### WRITTEN TASK:
Give the material once more, word for word, without any images.

### MATERIAL:
__________________________________________________

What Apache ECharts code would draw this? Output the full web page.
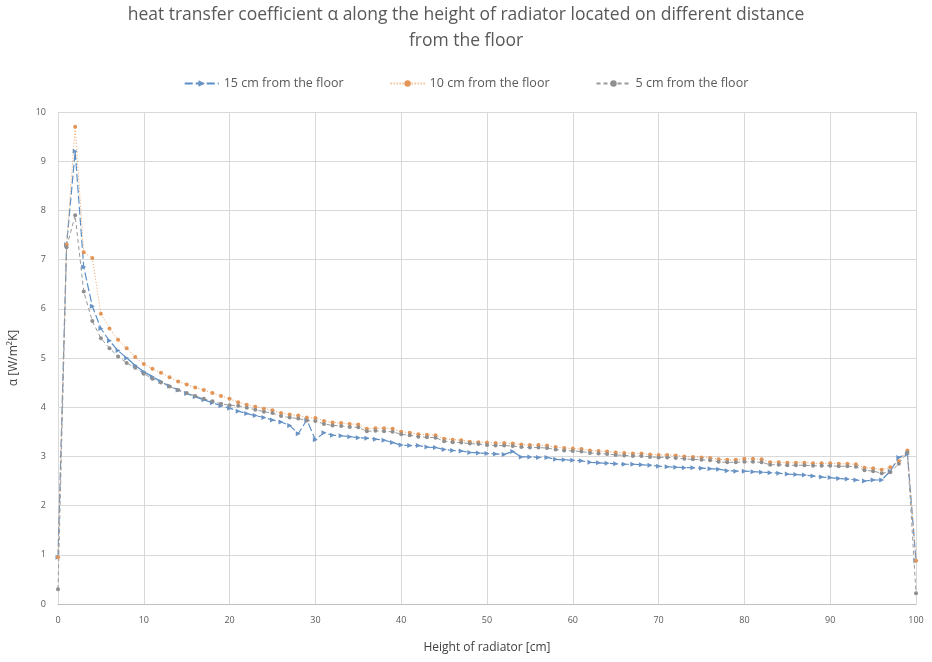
<!DOCTYPE html>
<html>
<head>
<meta charset="utf-8">
<script src="https://cdn.jsdelivr.net/npm/echarts@6/dist/echarts.min.js"></script>
<style>
html,body{margin:0;padding:0;background:#fff;}
#chart{width:932px;height:662px;}
</style>
</head>
<body>
<div id="chart"></div>
<script>
var heights = [0,1,2,3,4,5,6,7,8,9,10,11,12,13,14,15,16,17,18,19,20,21,22,23,24,25,26,27,28,29,30,31,32,33,34,35,36,37,38,39,40,41,42,43,44,45,46,47,48,49,50,51,52,53,54,55,56,57,58,59,60,61,62,63,64,65,66,67,68,69,70,71,72,73,74,75,76,77,78,79,80,81,82,83,84,85,86,87,88,89,90,91,92,93,94,95,96,97,98,99,100];

var cm15 = [0.95,7.3,9.2,6.85,6.05,5.6,5.35,5.15,5.0,4.85,4.72,4.62,4.52,4.43,4.35,4.28,4.21,4.15,4.09,4.03,3.98,3.92,3.87,3.83,3.79,3.74,3.7,3.63,3.46,3.74,3.34,3.48,3.43,3.42,3.4,3.38,3.37,3.35,3.33,3.28,3.23,3.22,3.22,3.19,3.18,3.14,3.12,3.11,3.08,3.07,3.06,3.05,3.04,3.1,2.99,2.99,2.98,2.98,2.94,2.93,2.92,2.91,2.88,2.87,2.86,2.85,2.84,2.84,2.83,2.82,2.8,2.79,2.78,2.77,2.77,2.76,2.75,2.74,2.71,2.7,2.7,2.69,2.68,2.67,2.66,2.64,2.63,2.62,2.6,2.58,2.57,2.55,2.54,2.52,2.5,2.52,2.52,2.7,2.98,3.05,0.88];

var cm10 = [0.95,7.3,9.7,7.15,7.03,5.9,5.6,5.37,5.2,5.02,4.88,4.78,4.7,4.61,4.52,4.46,4.4,4.35,4.29,4.23,4.17,4.1,4.05,4.01,3.97,3.94,3.88,3.85,3.83,3.79,3.78,3.72,3.69,3.68,3.66,3.65,3.56,3.57,3.57,3.56,3.5,3.48,3.45,3.44,3.43,3.36,3.34,3.33,3.3,3.29,3.28,3.27,3.27,3.26,3.24,3.23,3.23,3.22,3.19,3.17,3.16,3.15,3.12,3.11,3.1,3.08,3.07,3.06,3.06,3.04,3.03,3.03,3.02,3.0,2.99,2.98,2.97,2.94,2.93,2.93,2.95,2.95,2.94,2.88,2.88,2.87,2.87,2.87,2.86,2.86,2.86,2.85,2.85,2.84,2.77,2.76,2.73,2.78,2.9,3.12,0.88];

var cm5 = [0.3,7.25,7.9,6.35,5.75,5.4,5.2,5.03,4.9,4.8,4.68,4.58,4.5,4.42,4.35,4.29,4.23,4.17,4.12,4.07,4.04,4.03,3.99,3.95,3.91,3.88,3.82,3.79,3.77,3.73,3.72,3.66,3.63,3.62,3.6,3.59,3.51,3.52,3.51,3.5,3.45,3.43,3.4,3.39,3.38,3.31,3.29,3.28,3.26,3.25,3.23,3.22,3.22,3.21,3.19,3.18,3.18,3.17,3.14,3.12,3.11,3.1,3.07,3.06,3.05,3.03,3.02,3.01,3.01,2.99,2.98,2.98,2.97,2.95,2.94,2.93,2.92,2.89,2.88,2.88,2.89,2.89,2.88,2.83,2.83,2.82,2.82,2.82,2.81,2.81,2.81,2.8,2.8,2.79,2.72,2.7,2.66,2.68,2.85,3.08,0.22];

var seriesNames = ['15 cm from the floor','10 cm from the floor','5 cm from the floor'];
var titleText = 'heat transfer coefficient \u03b1 along the height of radiator located on different distance\nfrom the floor';
var xName = 'Height of radiator [cm]';
var yName = '\u03b1 [W/m\u00b2K]';

function pairs(vals){ return heights.map(function(h,i){ return [h, vals[i]]; }); }

var FONT = '"Open Sans", sans-serif';
var chart = echarts.init(document.getElementById('chart'), null, {renderer:'canvas'});
chart.setOption({
  animation:false,
  backgroundColor:'#ffffff',
  title:{
    text:titleText,
    left:'center',
    top:2,
    padding:[0,5,0,5],
    textStyle:{fontFamily:FONT,fontSize:17.5,fontWeight:'normal',color:'#595959',lineHeight:26}
  },
  legend:{
    top:72,
    left:'center',
    itemGap:46,
    itemWidth:34,
    itemHeight:8,
    textStyle:{fontFamily:FONT,fontSize:12.5,color:'#595959'},
    data:seriesNames
  },
  grid:{left:57,right:16,top:112,bottom:58,containLabel:false},
  xAxis:{
    type:'value',min:0,max:100,interval:10,
    name:xName,nameLocation:'middle',nameGap:38,
    nameTextStyle:{fontFamily:FONT,fontSize:12,color:'#404040'},
    axisLine:{show:true,lineStyle:{color:'#bfbfbf'}},
    axisTick:{show:false},
    axisLabel:{fontFamily:FONT,fontSize:9,color:'#595959',margin:12},
    splitLine:{show:true,lineStyle:{color:'#d9d9d9'}}
  },
  yAxis:{
    type:'value',min:0,max:10,interval:1,
    name:yName,nameLocation:'middle',nameGap:38,nameRotate:90,
    nameTextStyle:{fontFamily:FONT,fontSize:12,color:'#404040'},
    axisLine:{show:false},
    axisTick:{show:false},
    axisLabel:{fontFamily:FONT,fontSize:9,color:'#595959',margin:12},
    splitLine:{show:true,lineStyle:{color:'#d9d9d9'}}
  },
  series:[
    {
      name:seriesNames[0],type:'line',data:pairs(cm15),
      symbol:'triangle',symbolRotate:-90,symbolSize:5,
      itemStyle:{color:'#6a93c4'},
      lineStyle:{color:'#5b8fc7',width:1.2,type:[8,3]}
    },
    {
      name:seriesNames[1],type:'line',data:pairs(cm10),
      symbol:'circle',symbolSize:4,
      itemStyle:{color:'#e39557'},
      lineStyle:{color:'#f0a060',width:1,type:[1,2]}
    },
    {
      name:seriesNames[2],type:'line',data:pairs(cm5),
      symbol:'circle',symbolSize:4,
      itemStyle:{color:'#8f8f8f'},
      lineStyle:{color:'#9a9a9a',width:1,type:[4,3]}
    }
  ]
});
</script>
</body>
</html>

__________________________________________________

### EXERCISE SOLUTION:
What Apache ECharts code would draw this? Output the full web page.
<!DOCTYPE html>
<html>
<head>
<meta charset="utf-8">
<script src="https://cdn.jsdelivr.net/npm/echarts@6/dist/echarts.min.js"></script>
<style>
html,body{margin:0;padding:0;background:#fff;}
#chart{width:932px;height:662px;}
</style>
</head>
<body>
<div id="chart"></div>
<script>
var heights = [0,1,2,3,4,5,6,7,8,9,10,11,12,13,14,15,16,17,18,19,20,21,22,23,24,25,26,27,28,29,30,31,32,33,34,35,36,37,38,39,40,41,42,43,44,45,46,47,48,49,50,51,52,53,54,55,56,57,58,59,60,61,62,63,64,65,66,67,68,69,70,71,72,73,74,75,76,77,78,79,80,81,82,83,84,85,86,87,88,89,90,91,92,93,94,95,96,97,98,99,100];

var cm15 = [0.95,7.3,9.2,6.85,6.05,5.6,5.35,5.15,5.0,4.85,4.72,4.62,4.52,4.43,4.35,4.28,4.21,4.15,4.09,4.03,3.98,3.92,3.87,3.83,3.79,3.74,3.7,3.63,3.46,3.74,3.34,3.48,3.43,3.42,3.4,3.38,3.37,3.35,3.33,3.28,3.23,3.22,3.22,3.19,3.18,3.14,3.12,3.11,3.08,3.07,3.06,3.05,3.04,3.1,2.99,2.99,2.98,2.98,2.94,2.93,2.92,2.91,2.88,2.87,2.86,2.85,2.84,2.84,2.83,2.82,2.8,2.79,2.78,2.77,2.77,2.76,2.75,2.74,2.71,2.7,2.7,2.69,2.68,2.67,2.66,2.64,2.63,2.62,2.6,2.58,2.57,2.55,2.54,2.52,2.5,2.52,2.52,2.7,2.98,3.05,0.88];

var cm10 = [0.95,7.3,9.7,7.15,7.03,5.9,5.6,5.37,5.2,5.02,4.88,4.78,4.7,4.61,4.52,4.46,4.4,4.35,4.29,4.23,4.17,4.1,4.05,4.01,3.97,3.94,3.88,3.85,3.83,3.79,3.78,3.72,3.69,3.68,3.66,3.65,3.56,3.57,3.57,3.56,3.5,3.48,3.45,3.44,3.43,3.36,3.34,3.33,3.3,3.29,3.28,3.27,3.27,3.26,3.24,3.23,3.23,3.22,3.19,3.17,3.16,3.15,3.12,3.11,3.1,3.08,3.07,3.06,3.06,3.04,3.03,3.03,3.02,3.0,2.99,2.98,2.97,2.94,2.93,2.93,2.95,2.95,2.94,2.88,2.88,2.87,2.87,2.87,2.86,2.86,2.86,2.85,2.85,2.84,2.77,2.76,2.73,2.78,2.9,3.12,0.88];

var cm5 = [0.3,7.25,7.9,6.35,5.75,5.4,5.2,5.03,4.9,4.8,4.68,4.58,4.5,4.42,4.35,4.29,4.23,4.17,4.12,4.07,4.04,4.03,3.99,3.95,3.91,3.88,3.82,3.79,3.77,3.73,3.72,3.66,3.63,3.62,3.6,3.59,3.51,3.52,3.51,3.5,3.45,3.43,3.4,3.39,3.38,3.31,3.29,3.28,3.26,3.25,3.23,3.22,3.22,3.21,3.19,3.18,3.18,3.17,3.14,3.12,3.11,3.1,3.07,3.06,3.05,3.03,3.02,3.01,3.01,2.99,2.98,2.98,2.97,2.95,2.94,2.93,2.92,2.89,2.88,2.88,2.89,2.89,2.88,2.83,2.83,2.82,2.82,2.82,2.81,2.81,2.81,2.8,2.8,2.79,2.72,2.7,2.66,2.68,2.85,3.08,0.22];

var seriesNames = ['15 cm from the floor','10 cm from the floor','5 cm from the floor'];
var titleText = 'heat transfer coefficient \u03b1 along the height of radiator located on different distance\nfrom the floor';
var xName = 'Height of radiator [cm]';
var yName = '\u03b1 [W/m\u00b2K]';

function pairs(vals){ return heights.map(function(h,i){ return [h, vals[i]]; }); }

var FONT = '"Open Sans", sans-serif';
var chart = echarts.init(document.getElementById('chart'), null, {renderer:'canvas'});
chart.setOption({
  animation:false,
  backgroundColor:'#ffffff',
  title:{
    text:titleText,
    left:'center',
    top:2,
    padding:[0,5,0,5],
    textStyle:{fontFamily:FONT,fontSize:17.5,fontWeight:'normal',color:'#595959',lineHeight:26}
  },
  legend:{
    top:72,
    left:'center',
    itemGap:46,
    itemWidth:34,
    itemHeight:8,
    textStyle:{fontFamily:FONT,fontSize:12.5,color:'#595959'},
    data:seriesNames
  },
  grid:{left:57,right:16,top:112,bottom:58,containLabel:false},
  xAxis:{
    type:'value',min:0,max:100,interval:10,
    name:xName,nameLocation:'middle',nameGap:38,
    nameTextStyle:{fontFamily:FONT,fontSize:12,color:'#404040'},
    axisLine:{show:true,lineStyle:{color:'#bfbfbf'}},
    axisTick:{show:false},
    axisLabel:{fontFamily:FONT,fontSize:9,color:'#595959',margin:12},
    splitLine:{show:true,lineStyle:{color:'#d9d9d9'}}
  },
  yAxis:{
    type:'value',min:0,max:10,interval:1,
    name:yName,nameLocation:'middle',nameGap:38,nameRotate:90,
    nameTextStyle:{fontFamily:FONT,fontSize:12,color:'#404040'},
    axisLine:{show:false},
    axisTick:{show:false},
    axisLabel:{fontFamily:FONT,fontSize:9,color:'#595959',margin:12},
    splitLine:{show:true,lineStyle:{color:'#d9d9d9'}}
  },
  series:[
    {
      name:seriesNames[0],type:'line',data:pairs(cm15),
      symbol:'triangle',symbolRotate:-90,symbolSize:5,
      itemStyle:{color:'#6a93c4'},
      lineStyle:{color:'#5b8fc7',width:1.2,type:[8,3]}
    },
    {
      name:seriesNames[1],type:'line',data:pairs(cm10),
      symbol:'circle',symbolSize:4,
      itemStyle:{color:'#e39557'},
      lineStyle:{color:'#f0a060',width:1,type:[1,2]}
    },
    {
      name:seriesNames[2],type:'line',data:pairs(cm5),
      symbol:'circle',symbolSize:4,
      itemStyle:{color:'#8f8f8f'},
      lineStyle:{color:'#9a9a9a',width:1,type:[4,3]}
    }
  ]
});
</script>
</body>
</html>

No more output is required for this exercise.